Ellen Potter slowly reveals the real reason why Owen is building Nemisis. About three quarters of the way into the book is when Jeremy and Owen have a conversation about it's purpose that is fully revealed. Their parents, who used to own a deli, were murdered - and it isn't until Owen tells this story to Nima that I fully understand Nemesis. In a pivotal conversation, Jeremy states, "I was just thinking. Even if you see the person who did it, even if the police can find him and catch him and stick him in jail, it won't change things. Not really. It won't change things for us, I mean. Or for Mom and Dad. It won't make them less dead." (p. 141)
It is through this that Owen ultimately realizes that he can't bring his parents back, no matter how hard he tries. "SLOB," which is written on a small piece of paper, is finally revealed at the end of the story - deli shorthand for salami on an onion bagel - the last thing his mother wrote from the order of a customer, the customer who killed her. (p. 197) Owen rips the paper apart and throws the pieces into the Hudson River. He leaves the story with thoughts of a prayer, "That the man who murdered my parents has someone in his life who thinks he's a better person that he actually is. Ok. That is really the best I can do." (p. 199)
Owen is a character that many readers will be able to empathize with; and the more we learn about him, the more sense we are able to make of his situation and understand where he is coming from. I truly admire him for his strength as a young boy to put up with the tragic loss of his parents, while also trying to deal with the constant pressures of fitting into the middle school environment. Although we find that Owen had to deal with the loss of his parents, it is clear that he gained a certain confidence through his experiences and the people in his life, his sister, Zelda, who we find adopted Owen and Jeremy after their parents passed, and Nima. Owen even discovers Mason Bragg has endured his fare share of humility in his life, and they discover that they have more in common than what meets the eye. Owen finds closure, and even ends up losing the weight he gained in the past two years, making his old clothes to be even too big for him.

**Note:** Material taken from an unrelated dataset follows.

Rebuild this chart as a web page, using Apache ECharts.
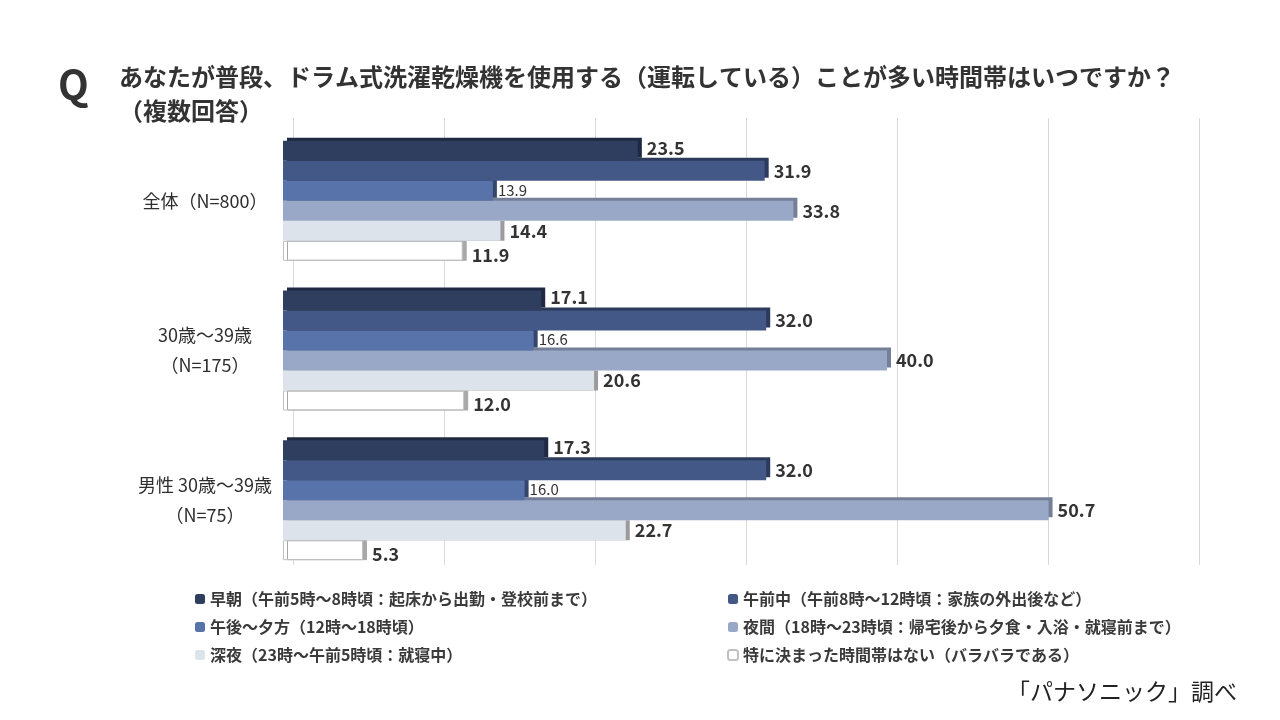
<!DOCTYPE html>
<html>
<head>
<meta charset="utf-8">
<script src="https://cdn.jsdelivr.net/npm/echarts@6/dist/echarts.min.js"></script>
<style>
  html, body { margin: 0; padding: 0; background: #fff; }
  #chart { width: 1280px; height: 720px; }
</style>
</head>
<body>
<div id="chart"></div>
<script>
var categories = ['全体（N=800）', '30歳～39歳\n（N=175）', '男性 30歳～39歳\n（N=75）'];
var seriesNames = [
  '早朝（午前5時～8時頃：起床から出勤・登校前まで）',
  '午前中（午前8時～12時頃：家族の外出後など）',
  '午後～夕方（12時～18時頃）',
  '夜間（18時～23時頃：帰宅後から夕食・入浴・就寝前まで）',
  '深夜（23時～午前5時頃：就寝中）',
  '特に決まった時間帯はない（バラバラである）'
];
var earlyMorning = [23.5, 17.1, 17.3];
var morning = [31.9, 32.0, 32.0];
var afternoon = [13.9, 16.6, 16.0];
var evening = [33.8, 40.0, 50.7];
var lateNight = [14.4, 20.6, 22.7];
var noFixed = [11.9, 12.0, 5.3];
var xTicks = [0, 10, 20, 30, 40, 50, 60];

var seriesValues = [earlyMorning, morning, afternoon, evening, lateNight, noFixed];
var colors = ['#2f3d5e', '#435886', '#5873a9', '#9aa8c7', '#dce3eb', '#ffffff'];
var sideColors = ['#1f2a42', '#2c3b5c', '#34466b', '#767f98', '#9b9b9b', '#a8a8a8'];
var labelOffsets = [[0, -3], [0, 0], [0, -1], [0, 0], [0, 0], [0, 4]];

var font = '"Noto Sans CJK JP", "Noto Sans", sans-serif';
var chart = echarts.init(document.getElementById('chart'));

var series = [];
for (var i = 0; i < seriesValues.length; i++) {
  series.push({
    name: seriesNames[i],
    type: 'bar',
    data: seriesValues[i],
    barWidth: 20,
    barGap: '0%',
    z: 10 - i,
    itemStyle: {
      color: colors[i],
      borderColor: i === 5 ? '#c0c0c0' : colors[i],
      borderWidth: i === 5 ? 1 : 0,
      shadowColor: sideColors[i],
      shadowOffsetX: 4,
      shadowOffsetY: i >= 4 ? 0 : -3,
      shadowBlur: 0
    },
    label: {
      show: true,
      position: 'right',
      distance: i === 2 ? 5 : 9,
      fontFamily: font,
      fontSize: i === 2 ? 15 : 18,
      fontWeight: i === 2 ? 'normal' : 'bold',
      color: '#333',
      offset: labelOffsets[i],
      formatter: function (p) { return p.value.toFixed(1); }
    }
  });
}

// back wall gridlines (3D look), drawn from a second value axis
series.push({
  type: 'bar',
  xAxisIndex: 1,
  yAxisIndex: 1,
  data: [],
  silent: true
});

chart.setOption({
  backgroundColor: '#fff',
  animation: false,
  title: [{
    text: 'Q',
    left: 53,
    top: 60,
    textStyle: { fontFamily: font, fontSize: 40, fontWeight: 'bold', color: '#333' }
  }, {
    text: 'あなたが普段、ドラム式洗濯乾燥機を使用する（運転している）ことが多い時間帯はいつですか？\n（複数回答）',
    left: 114,
    top: 55,
    textStyle: { fontFamily: font, fontSize: 24, fontWeight: 'bold', color: '#333', lineHeight: 34 }
  }, {
    text: '「パナソニック」調べ',
    right: 38,
    top: 675,
    textStyle: { fontFamily: font, fontSize: 23, fontWeight: 'normal', color: '#222' }
  }],
  legend: [{
    orient: 'vertical',
    left: 190,
    top: 586,
    itemWidth: 10,
    itemHeight: 10,
    itemGap: 12,
    data: [seriesNames[0], seriesNames[2], seriesNames[4]],
    textStyle: { fontFamily: font, fontSize: 16, fontWeight: 'bold', color: '#3a3a3a' }
  }, {
    orient: 'vertical',
    left: 722,
    top: 586,
    itemWidth: 10,
    itemHeight: 10,
    itemGap: 12,
    data: [seriesNames[1], seriesNames[3], seriesNames[5]],
    textStyle: { fontFamily: font, fontSize: 16, fontWeight: 'bold', color: '#3a3a3a' }
  }],
  grid: [
    { left: 283, width: 906, top: 126, bottom: 145 },
    { left: 293, width: 906, top: 118, bottom: 155 }
  ],
  xAxis: [{
    type: 'value',
    gridIndex: 0,
    min: xTicks[0],
    max: xTicks[xTicks.length - 1],
    interval: 10,
    axisLabel: { show: false },
    axisLine: { show: false },
    axisTick: { show: false },
    splitLine: { show: false }
  }, {
    type: 'value',
    gridIndex: 1,
    min: xTicks[0],
    max: xTicks[xTicks.length - 1],
    interval: 10,
    axisLabel: { show: false },
    axisLine: { show: false },
    axisTick: { show: false },
    splitLine: { show: true, lineStyle: { color: '#d9d9d9', width: 1 } }
  }],
  yAxis: [{
    type: 'category',
    gridIndex: 0,
    data: categories,
    inverse: true,
    axisLine: { show: false },
    axisTick: { show: false },
    axisLabel: {
      margin: 78,
      align: 'center',
      fontFamily: font,
      fontSize: 18,
      fontWeight: 'normal',
      lineHeight: 30,
      color: '#2e2e2e'
    }
  }, {
    type: 'category',
    gridIndex: 1,
    data: categories,
    show: false
  }],
  series: series
});
</script>
</body>
</html>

Ellen Potter's exemplary writing style in Slob takles more than the disappearing Oreo mystery at the novel's beginning. Readers find themselves focusing in on more in-depth issues of dealing with loss, love, and the confidence to move on. And while there is its fair share of seriousness, she has the ability to weave in moments of humor, sarcasm, and sadness - a balance that makes the characters as well as the plot highly believable and relatable. At the books end, readers will feel satisfied as well as hopeful for Owen, as he assumes a certain confidence in himself assuring that he will be okay.